A teenage girl is viciously stabbed multiple times in the woods, the result of a preplanned attack by her two best friends. The motive? The two girls were driven to do it, they claimed, because of a fictitious dark character made popular online.
This is a real story that played out in the news not so long ago. Somehow the victim survives and lives to tell the grisly tale, leaving the adults of this world in a horrified moral quandary. What would provoke two teenage girls to do such a thing to their so-called best friend? Are they innocents manipulated by the oftentimes rogue and violent content found on the Internet or cold-blooded would-be killers?
In Lauren Oliver’s Broken Things a similar scenario is depicted, only the victim, the outwardly bright yet darkly troubled Summer Marks, is in fact murdered. She is unable to have a voice unless it is through the excerpts of her fan fiction that is quoted at the start of many of the chapters. All three girls are inspired by an unfinished fantasy novel titled The Way into Lovelorn.
Summer’s two best friends, Brynn and Mia, along with her boyfriend Owen, are suspected of committing the crime but never convicted. Instead the locals in their town in Vermont mete out their own punishment by coldly shunning the teens, the ramifications still felt five years later when the story begins. When Brynn recalls Summer’s desire to become famous one day, Brynn, now infamous as an alleged murderer, laments “She didn’t realize how much depends on what you’re remembered for. Sometimes, it’s so much better to be forgotten.”

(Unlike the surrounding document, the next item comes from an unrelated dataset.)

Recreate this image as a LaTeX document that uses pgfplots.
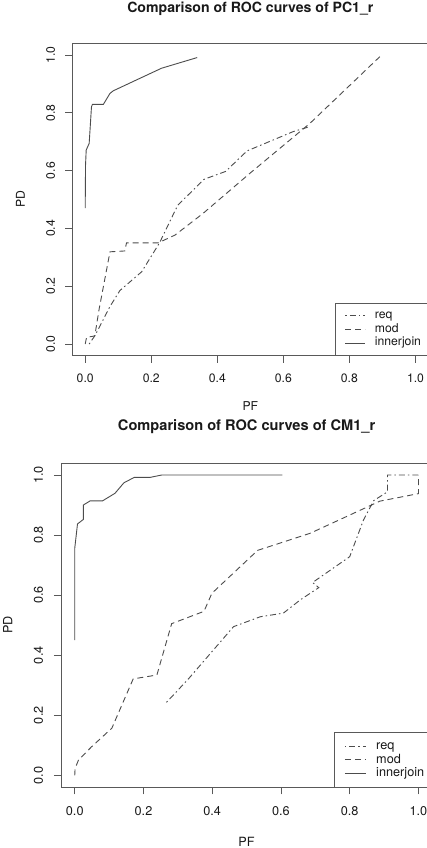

Up to this point, both Mia and Brynn have been unable to move on from their friend’s murder. Mia is home schooled, apparently sheltered from the outside world yet lives with her mentally ill hoarder mother who keeps everything, no matter how random the item, ever since the murder occurred, when her husband left and the family fell apart. Brynn rigs her drug tests so that she is constantly staying in the sterilized safety of rehabs, never having to return home and face her mother and sister, and, in effect, experience the blunt force of reality.
The story is told in alternating points of view, Brynn and Mia’s, moving from the past to the present. Begrudgingly together again, with Mia’s friend Abby, an outspoken social media personality who is also home schooled, they set out to find who really killed Summer Marks. Other characters, including Owen, at certain points go along with the girls on their fact-finding mission to track down Summer’s killer.
However, the real mystery lies in the possibility that someone else had helped Summer write the fan fiction, quite possibly the person responsible for her death. This discovery is where the plot really picks up.
Throughout the story, Oliver touches on the intrinsic insecurities and put-on confidence of teenage girls with an empathetic hand. At one point Abby confuses Brynn staring admiringly at her for critical scrutiny and defensively says about her weight, “My body wants to be fat. Why bother hating something you can’t change?”
The steady pace of the narrative is oftentimes abruptly stopped with the author’s overuse of similes in both Mia and Brynn’s chapters, which remind the reader of the authorial voice, not necessarily the voices of her characters, “my lungs feel as if they’re being flattened to paper” or “my heart does a sickening flop, like a wet rag slapping in my chest.” Likening one thing to another can become cumbersome and distracts the reader from the impact of the ongoing story line. Suspense gets diminished, if not altogether lost.
While some readers may find the ending wraps up a little too quickly, the person and reason behind the murder is as unsettling as it is intriguing, a true shadow in the dark, and makes for an important conversation about just who young people should trust.
In many ways, Broken Things is more than a hybrid between a teen mystery and a psychological thriller, well worthy of a broad audience. It’s a cautionary coming of age story about a close-knit friendship between three very different young girls, the fractures that result from this bond, and the healing power of recognizing and embracing one’s own self-identity.